Recognise Transgender people in India
In India, the southern state of Tamil Nadu has become the country’s first to recognise transgender people as a separate sex.
Presenter: Alana Rosenbaum
Speakers: Rose Venkatesan, talkshow host; Hijra activist, Nagaraj; Noori, Hijra activist.
ROSENBAUM: Ipadiku Rose, a new talk show that’s stormed the ratings in the south state of Tamil Nadu. The program tackles thorny social issues like divorce and homosexuality. It’s compere, 29-year-old, Rose Venkatesan, was born a man, but now lives as a woman. She’s India’s first transgender talk show host.
VENKATESAN: I was a girl at heart while I was a child. I would only play with girls, I would avoid the company of boys and I would play with feminine toys, feminine games.
ROSENBAUM: Transgender people like Rose have an ambiguous status in Indian society. They’re incorporated in Hindu rituals and believed by many to possess supernatural powers. But in everyday life, they’re dogged by prejudice. Known as hijras, transgender people have for centuries made up a visible minority in India, but it’s only now that they’re receiving official acknowledgement. Last month, Tamil Nadu became the first state in India to recognise a third sex. So far, the policy change is only reflected in ration cards. When applying for government assistance, applicants can now mark their sex as transgender. Hijra activist Nagaraj welcomes the move.
NAGARAJ: It will help to raise the status because still now they didn’t get any recommendations or any support from the government, they were neglected and discriminated against by the society.
ROSENBAUM: Hinduism, India’s majority religion, gives hijras a God-like status.

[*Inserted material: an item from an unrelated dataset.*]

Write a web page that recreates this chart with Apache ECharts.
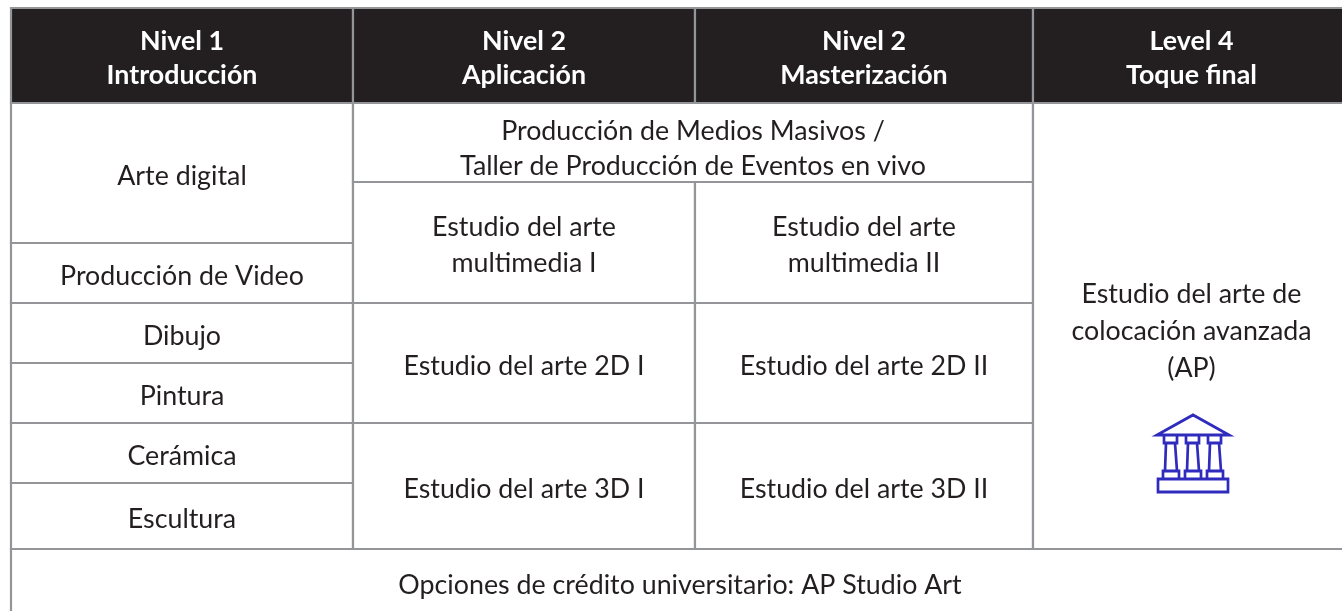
<!DOCTYPE html>
<html><head><meta charset="utf-8">
<style>html,body{margin:0;padding:0;background:#fff}#c{width:1342px;height:611px}</style>
<script src="https://cdn.jsdelivr.net/npm/echarts@6/dist/echarts.min.js"></script>
</head><body><div id="c"></div>
<script>
// Table grid on the axes
const colEdges = [11, 353, 695, 1033, 1352];
const rowEdges = [8, 103, 182, 243, 303, 363, 423, 483, 549, 625];
// Cells: text, column span [from,to], row span [from,to]
const headerTexts = ['Nivel 1\nIntroducción', 'Nivel 2\nAplicación', 'Nivel 2\nMasterización', 'Level 4\nToque final'];
const bodyTexts = [
  'Arte digital',
  'Producción de Video',
  'Dibujo',
  'Pintura',
  'Cerámica',
  'Escultura',
  'Producción de Medios Masivos /\nTaller de Producción de Eventos en vivo',
  'Estudio del arte\nmultimedia I',
  'Estudio del arte\nmultimedia II',
  'Estudio del arte 2D I',
  'Estudio del arte 2D II',
  'Estudio del arte 3D I',
  'Estudio del arte 3D II',
  'Estudio del arte de\ncolocación avanzada\n(AP)',
  'Opciones de crédito universitario: AP Studio Art'
];
const bodyCols = [[0,1],[0,1],[0,1],[0,1],[0,1],[0,1],[1,3],[1,2],[2,3],[1,2],[2,3],[1,2],[2,3],[3,4],[0,4]];
const bodyRows = [[1,3],[3,4],[4,5],[5,6],[6,7],[7,8],[1,2],[2,4],[2,4],[4,6],[4,6],[6,8],[6,8],[1,8],[8,9]];
const bodyNudge = [3,3,3,3,3,3,6,3,3,3,3,3,3,5,-2];
const bodyShift = [0,0,0,0,0,0,0,0,0,0,0,0,0,-1,-1.5];
const bodyLineHeight = [36,36,36,36,36,36,35,36,36,36,36,36,36,37,36];
const iconPoint = [[1193, 453.5]];

const iconPath = 'path://M0 20L36 0L72 20Z M1 64H71V77H1Z' +
  [0,22,44].map(d => `M${7+d} 20H${20+d}V28H${7+d}Z M${9+d} 28L${8+d} 56H${20+d}L${18+d} 28Z M${6+d} 56H${22+d}V64H${6+d}Z`).join(' ');

const LINE = '#939598', INK = '#231f20';
const FONT = 'Lato';

const headerData = headerTexts.map((t,i) => [i]);
const bodyData = bodyTexts.map((t,i) => [i]);

function cell(api, cols, rows, fill, text, color, font, lh, nudge, shift) {
  const p0 = api.coord([colEdges[cols[0]], rowEdges[rows[0]]]);
  const p1 = api.coord([colEdges[cols[1]], rowEdges[rows[1]]]);
  const x = p0[0], y = p0[1], w = p1[0]-p0[0], h = p1[1]-p0[1];
  return { type:'group', children:[
    { type:'rect', shape:{x,y,width:w,height:h}, style:{fill, stroke:LINE, lineWidth:2.2} },
    { type:'text', style:{ text, x:x+w/2+shift, y:y+h/2+nudge, align:'center', verticalAlign:'middle',
      fill:color, font, lineHeight:lh, textAlign:'center', textVerticalAlign:'middle' } }
  ]};
}

const chart = echarts.init(document.getElementById('c'), null, {renderer:'canvas'});
chart.setOption({
  animation:false,
  backgroundColor:'#fff',
  grid:{left:0,right:0,top:0,bottom:0},
  xAxis:{type:'value',min:0,max:1342,show:false},
  yAxis:{type:'value',min:0,max:611,inverse:true,show:false},
  series:[
    { type:'custom', data:bodyData, clip:false, silent:true, encode:{x:0},
      renderItem:(p,api)=>{ const i=api.value(0);
        return cell(api, bodyCols[i], bodyRows[i], '#fff', bodyTexts[i], INK, `400 26.8px ${FONT}`, bodyLineHeight[i], bodyNudge[i], bodyShift[i]); } },
    { type:'custom', data:headerData, clip:false, silent:true, encode:{x:0},
      renderItem:(p,api)=>{ const i=api.value(0);
        return cell(api, [i,i+1], [0,1], INK, headerTexts[i], '#fff', `700 26.8px ${FONT}`, 34, 3, i===3?-1:0); } },
    { type:'scatter', data:iconPoint, symbol:iconPath, symbolSize:[72,77], silent:true,
      itemStyle:{color:'rgba(0,0,0,0)', borderColor:'#2e2bbd', borderWidth:2.8, opacity:1} }
  ]
});
</script></body></html>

Frequently they’re invited to dance at weddings and celebrations marking the arrival of a first-born. Yet despite their ritual significance, hijras are among the most socially disadvantaged group in India. Ostracised by their families, many organise themselves into communities, which rely on begging. In big cities, it’s not uncommon to see sari-clad hijras panhandling. Sex work is also a major source of income, and rates of HIV among hijras are disproportionately high, according to Noori, a Hijra activist. Noori, herself, was a sex worker, but she gave it up to practice social work after contracting HIV.

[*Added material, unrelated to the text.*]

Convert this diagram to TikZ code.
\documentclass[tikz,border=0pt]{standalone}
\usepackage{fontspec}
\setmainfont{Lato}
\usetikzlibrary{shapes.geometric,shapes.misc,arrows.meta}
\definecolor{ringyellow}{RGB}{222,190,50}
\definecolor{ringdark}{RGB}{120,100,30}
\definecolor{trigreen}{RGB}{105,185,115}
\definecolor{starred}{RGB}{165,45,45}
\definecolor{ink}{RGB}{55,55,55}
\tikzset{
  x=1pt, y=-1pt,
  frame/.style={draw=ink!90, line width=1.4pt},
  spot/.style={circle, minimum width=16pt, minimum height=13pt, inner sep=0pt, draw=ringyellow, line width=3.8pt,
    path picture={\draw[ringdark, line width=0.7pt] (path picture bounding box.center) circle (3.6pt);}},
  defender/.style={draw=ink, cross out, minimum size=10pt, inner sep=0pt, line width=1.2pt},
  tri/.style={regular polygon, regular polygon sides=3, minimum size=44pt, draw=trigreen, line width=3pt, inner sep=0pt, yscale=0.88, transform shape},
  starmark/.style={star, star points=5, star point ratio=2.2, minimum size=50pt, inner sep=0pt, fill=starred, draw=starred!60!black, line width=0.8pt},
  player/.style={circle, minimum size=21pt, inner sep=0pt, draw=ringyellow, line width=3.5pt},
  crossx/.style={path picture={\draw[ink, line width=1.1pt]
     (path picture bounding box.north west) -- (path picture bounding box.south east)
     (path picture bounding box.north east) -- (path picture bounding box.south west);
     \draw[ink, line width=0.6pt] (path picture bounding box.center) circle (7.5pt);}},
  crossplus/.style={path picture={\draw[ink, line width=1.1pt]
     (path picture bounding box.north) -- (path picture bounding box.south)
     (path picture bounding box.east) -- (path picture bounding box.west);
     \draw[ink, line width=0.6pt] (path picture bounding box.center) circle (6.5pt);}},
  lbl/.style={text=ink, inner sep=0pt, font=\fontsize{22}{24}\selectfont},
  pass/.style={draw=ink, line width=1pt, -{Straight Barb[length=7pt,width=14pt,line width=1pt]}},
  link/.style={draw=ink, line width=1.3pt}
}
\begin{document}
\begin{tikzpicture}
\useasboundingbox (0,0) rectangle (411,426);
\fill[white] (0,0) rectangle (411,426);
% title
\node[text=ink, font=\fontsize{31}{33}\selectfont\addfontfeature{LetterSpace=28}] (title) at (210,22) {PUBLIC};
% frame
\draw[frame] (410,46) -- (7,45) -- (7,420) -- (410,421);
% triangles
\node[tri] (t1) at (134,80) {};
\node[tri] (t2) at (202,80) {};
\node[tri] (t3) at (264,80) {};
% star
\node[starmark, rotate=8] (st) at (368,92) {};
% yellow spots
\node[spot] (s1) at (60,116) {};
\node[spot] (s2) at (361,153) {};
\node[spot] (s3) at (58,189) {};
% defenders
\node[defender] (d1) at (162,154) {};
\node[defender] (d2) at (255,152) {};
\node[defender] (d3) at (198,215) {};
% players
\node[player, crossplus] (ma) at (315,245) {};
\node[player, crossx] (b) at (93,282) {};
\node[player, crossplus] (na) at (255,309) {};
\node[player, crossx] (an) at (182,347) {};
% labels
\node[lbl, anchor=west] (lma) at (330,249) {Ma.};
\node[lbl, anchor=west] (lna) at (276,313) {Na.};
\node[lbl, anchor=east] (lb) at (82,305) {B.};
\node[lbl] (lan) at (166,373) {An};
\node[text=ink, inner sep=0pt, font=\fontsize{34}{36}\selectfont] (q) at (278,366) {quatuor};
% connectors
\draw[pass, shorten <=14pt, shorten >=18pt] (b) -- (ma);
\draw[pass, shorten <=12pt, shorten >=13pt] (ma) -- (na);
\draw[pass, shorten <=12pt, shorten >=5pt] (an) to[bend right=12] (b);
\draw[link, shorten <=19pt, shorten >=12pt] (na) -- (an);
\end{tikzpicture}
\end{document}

NOORI: After diagnosis I was brave, I gave up sex work because I did not want to spread the disease. In 2001 I was the first transgender to start up a network.
ROSENBAUM: In an effort to broaden employment opportunities for transgender people, the Tamil Nadu government offers computer training to hijras. Here in a crowded classroom in downtown Chennai, the capital of Tamil Nadu, 20 students learn about the operating systems that power call centres. Some students say they’ve suffer sexual harassment at work.
HARIHARAN:They used to call me one pet name, that name used to be very bad. I couldn’t even use the toilet; they used to give sexual tortures like that and all.
ROSENBAUM: Rose, the talk show host, began living as a woman three years ago after returning to Chennai from the US, where she earned a masters degree in biomedical engineering. She says her family is still coming to terms with her decision.
VENKATESAN: I was beaten up, I was thrown out of the house, I was just constantly nagged at. I had trouble every second of my life. But now it’s a lotlot better, I mean they’ve accepted me and treat me very casually. It’s just my mom that is still not ok with it; she still keeps praying to God for me to be a man.
ROSENBAUM: Rose’s show airs on a mainstream Tamil language station owned by Rupert Murdoch’s News Corporation. The program is free of controversy; Rose says she even receives fan mail from non-transgender people.
VENKATESAN: Yeah, they love me, they like me, and in fact women also like me because when I appear on-screen as a woman they appreciate beauty and my grace and my dresses, so I’m just seen as a woman. I mean I don’t consider myself out of the mainstream, I’m very much part of the mainstream.
ROSENBAUM: But Indian audiences may have more trouble digesting another program Rose has in the works; she’s pitching to networks a reality TV show about her up-coming gender re-assignment surgery.